PRPG:

The World’s Rare$t Video Game$

May 20, 2019

If you’ve got any of these sitting in a box in your basement (or in your parents’ basement), you’re going to want to dig them out, and figure out what to do with all the money you’re going to get when you sell then.

Taipei, Taiwan – February 19, 2018: A collection of retro video game controllers shot from above on a white background.

Nintendo PowerFest 94

In the early 1990s, Nintendo held an annual, nationally touring exhibition capped with a video game tournament. Finalists in each city in 1994 squared off on a specially made, three-in-one game cartridge that contained multiple games: Super Mario Kart, Super Mario Bros.: The Lost Levels, and Ken Griffey Jr. Baseball. Nintendo made 30 of these cartridges, and only two are known to still exist.
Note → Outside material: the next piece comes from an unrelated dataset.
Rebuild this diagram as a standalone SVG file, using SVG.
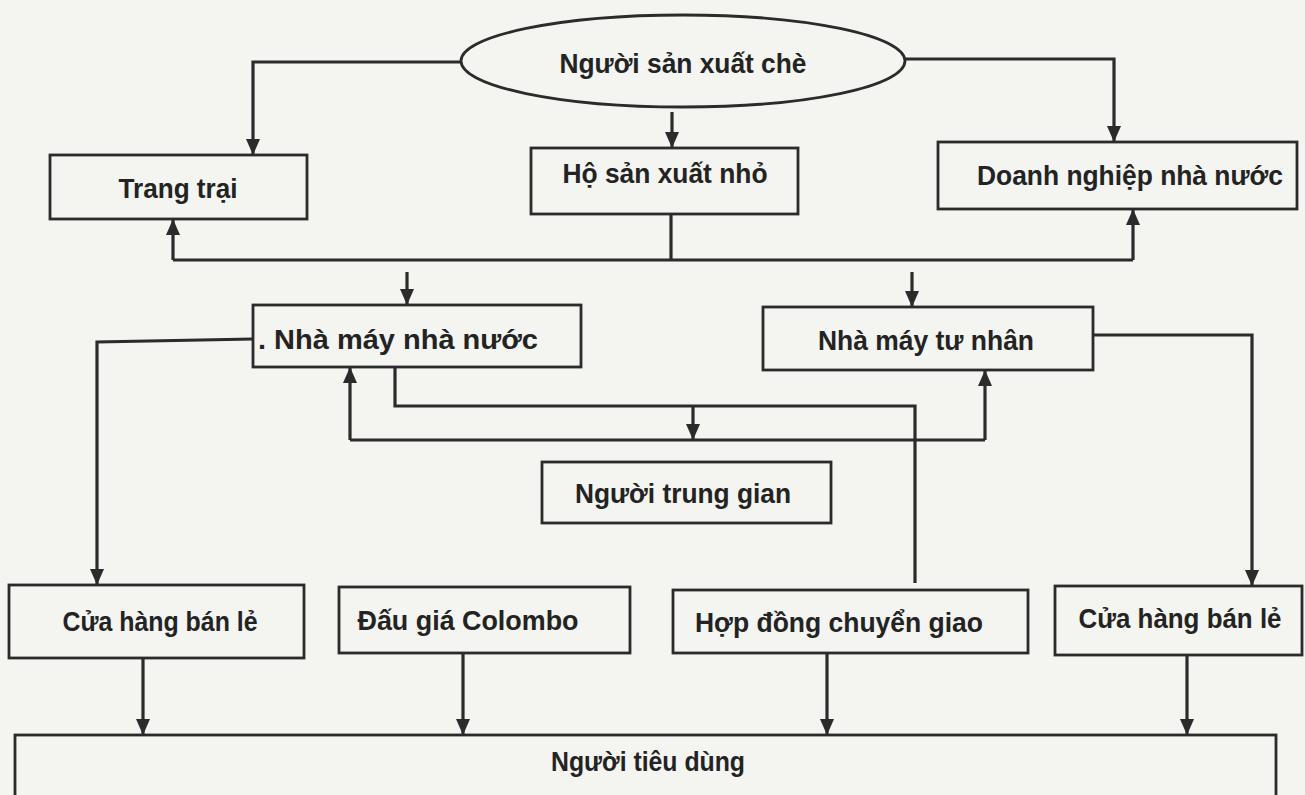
<svg xmlns="http://www.w3.org/2000/svg" width="1305" height="795" viewBox="0 0 1305 795">
<style>
.box{fill:none;stroke:#2b2b2b;stroke-width:2.8}
.lbl{font-family:"Liberation Sans",Arial,sans-serif;font-weight:bold;font-size:28px;fill:#232323;text-anchor:middle}
.cn{fill:none;stroke:#2b2b2b;stroke-width:3.2;stroke-linejoin:miter}
.ar{marker-end:url(#ah)}
</style>
<defs>
<marker id="ah" markerUnits="userSpaceOnUse" markerWidth="17" markerHeight="14" refX="16" refY="7" orient="auto">
<path d="M0,0 L16,7 L0,14 z" fill="#2b2b2b"/>
</marker>
</defs>
<rect x="0" y="0" width="1305" height="795" fill="#f4f4f1"/>

<g id="connectors">
<polyline class="cn ar" points="461,62 253,62 253,155"/>
<polyline class="cn ar" points="905,59 1114,59 1114,142"/>
<line class="cn ar" x1="672" y1="112" x2="672" y2="148"/>
<line class="cn" x1="671" y1="214" x2="671" y2="260"/>
<line class="cn" x1="173" y1="260" x2="1133" y2="260"/>
<line class="cn ar" x1="173" y1="260" x2="173" y2="219"/>
<line class="cn ar" x1="1133" y1="260" x2="1133" y2="209"/>
<line class="cn ar" x1="407" y1="272" x2="407" y2="305"/>
<line class="cn ar" x1="912" y1="272" x2="912" y2="307"/>
<polyline class="cn ar" points="253,339 97,342 97,585"/>
<polyline class="cn" points="395,367 395,406 915,406 915,583"/>
<line class="cn" x1="350" y1="440" x2="985" y2="440"/>
<line class="cn ar" x1="350" y1="440" x2="350" y2="367"/>
<line class="cn ar" x1="985" y1="440" x2="985" y2="370"/>
<line class="cn ar" x1="693" y1="406" x2="693" y2="440"/>
<polyline class="cn ar" points="1093,335 1252,335 1252,586"/>
<line class="cn ar" x1="143" y1="658" x2="143" y2="735"/>
<line class="cn ar" x1="463" y1="653" x2="463" y2="735"/>
<line class="cn ar" x1="827" y1="653" x2="827" y2="735"/>
<line class="cn ar" x1="1187" y1="655" x2="1187" y2="735"/>
</g>

<g id="nguoi-san-xuat-che">
<ellipse class="box" cx="683" cy="61" rx="222" ry="46"/>
<text class="lbl" x="683" y="73" textLength="247" lengthAdjust="spacingAndGlyphs">Người sản xuất chè</text>
</g>
<g id="trang-trai">
<rect class="box" x="50" y="155" width="257" height="64"/>
<text class="lbl" x="178" y="198" textLength="119" lengthAdjust="spacingAndGlyphs">Trang trại</text>
</g>
<g id="ho-san-xuat-nho">
<rect class="box" x="531" y="148" width="267" height="66"/>
<text class="lbl" x="665" y="183" textLength="205" lengthAdjust="spacingAndGlyphs">Hộ sản xuất nhỏ</text>
</g>
<g id="doanh-nghiep-nha-nuoc">
<rect class="box" x="938" y="142" width="359" height="67"/>
<text class="lbl" x="1130" y="185" textLength="306" lengthAdjust="spacingAndGlyphs">Doanh nghiệp nhà nước</text>
</g>
<g id="nha-may-nha-nuoc">
<rect class="box" x="253" y="305" width="328" height="62"/>
<text class="lbl" x="398" y="349" textLength="280" lengthAdjust="spacingAndGlyphs">. Nhà máy nhà nước</text>
</g>
<g id="nha-may-tu-nhan">
<rect class="box" x="763" y="307" width="330" height="63"/>
<text class="lbl" x="926" y="350" textLength="216" lengthAdjust="spacingAndGlyphs">Nhà máy tư nhân</text>
</g>
<g id="nguoi-trung-gian">
<rect class="box" x="542" y="462" width="289" height="61"/>
<text class="lbl" x="683" y="503" textLength="216" lengthAdjust="spacingAndGlyphs">Người trung gian</text>
</g>
<g id="cua-hang-ban-le-1">
<rect class="box" x="9" y="585" width="295" height="73"/>
<text class="lbl" x="160" y="631" textLength="195" lengthAdjust="spacingAndGlyphs">Cửa hàng bán lẻ</text>
</g>
<g id="dau-gia-colombo">
<rect class="box" x="339" y="587" width="291" height="66"/>
<text class="lbl" x="468" y="630" textLength="221" lengthAdjust="spacingAndGlyphs">Đấu giá Colombo</text>
</g>
<g id="hop-dong-chuyen-giao">
<rect class="box" x="673" y="590" width="355" height="63"/>
<text class="lbl" x="839" y="632" textLength="288" lengthAdjust="spacingAndGlyphs">Hợp đồng chuyển giao</text>
</g>
<g id="cua-hang-ban-le-2">
<rect class="box" x="1055" y="586" width="247" height="69"/>
<text class="lbl" x="1180" y="628" textLength="203" lengthAdjust="spacingAndGlyphs">Cửa hàng bán lẻ</text>
</g>
<g id="nguoi-tieu-dung">
<rect class="box" x="15" y="735" width="1261" height="80"/>
<text class="lbl" x="648" y="771" textLength="194" lengthAdjust="spacingAndGlyphs">Người tiêu dùng</text>
</g>
</svg>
One that sold went for $23,000.

Stadium Events

In 1987, software company Bandai released Stadium Events, a track-and-field simulation meant to be played with a toy called the Family Fun Fitness Mat, a touch-sensitive vinyl mat that let players control their character on screen by running and jumping all over it. Neither game or mat sold well, but Nintendo bought the rights to the Family Fun Fitness Mat, and re-released it as the Power Pad, then remade Stadium Events as World Class Track Meet. All copies of Stadium Events were ordered recalled and destroyed…but a few slipped through the cracks. In 2010, a woman in North Carolina put her kids’ old video games up for sale on eBay. Among them: Stadium Events. Expecting to nab a couple of bucks, the woman took in $13,105. A few years later, an unplayed, factory-sealed edition sold for $42,000.

Birthday Mania

This game, made for the iconic early ‘80s console the Atari 2600, is pretty simple. It consists of small, easy games like blowing out candles on a cake, and speed-popping balloons. (You know, birthday stuff.) It was only available by mail order. Programmer Anthony Tokar would write your kid’s name on the cartridge and then program a personalized birthday message in the actual game’s title screen. But so few people ordered this game that there is only one known working copy in existence. Estimated value: about $25,000.

Atlantis II

In 1982, Imagic released Atlantis, a game in which the player used huge cannons to defend the city of Atlantis against evil invaders. It was extremely popular, selling two million copies for various consoles and inspiring an Atari-sponsored contest called “Defend Atlantis.” Players sent in proof of their high score (a photograph of their TV) and the four top finishers received a rare prize: a copy of the game’s “sequel,” Atlantis II. It wasn’t actually a sequel, just a more difficult version of Atlantis. Still, only four copies were ever made, making them worth somewhere in the area of $6,000 a piece.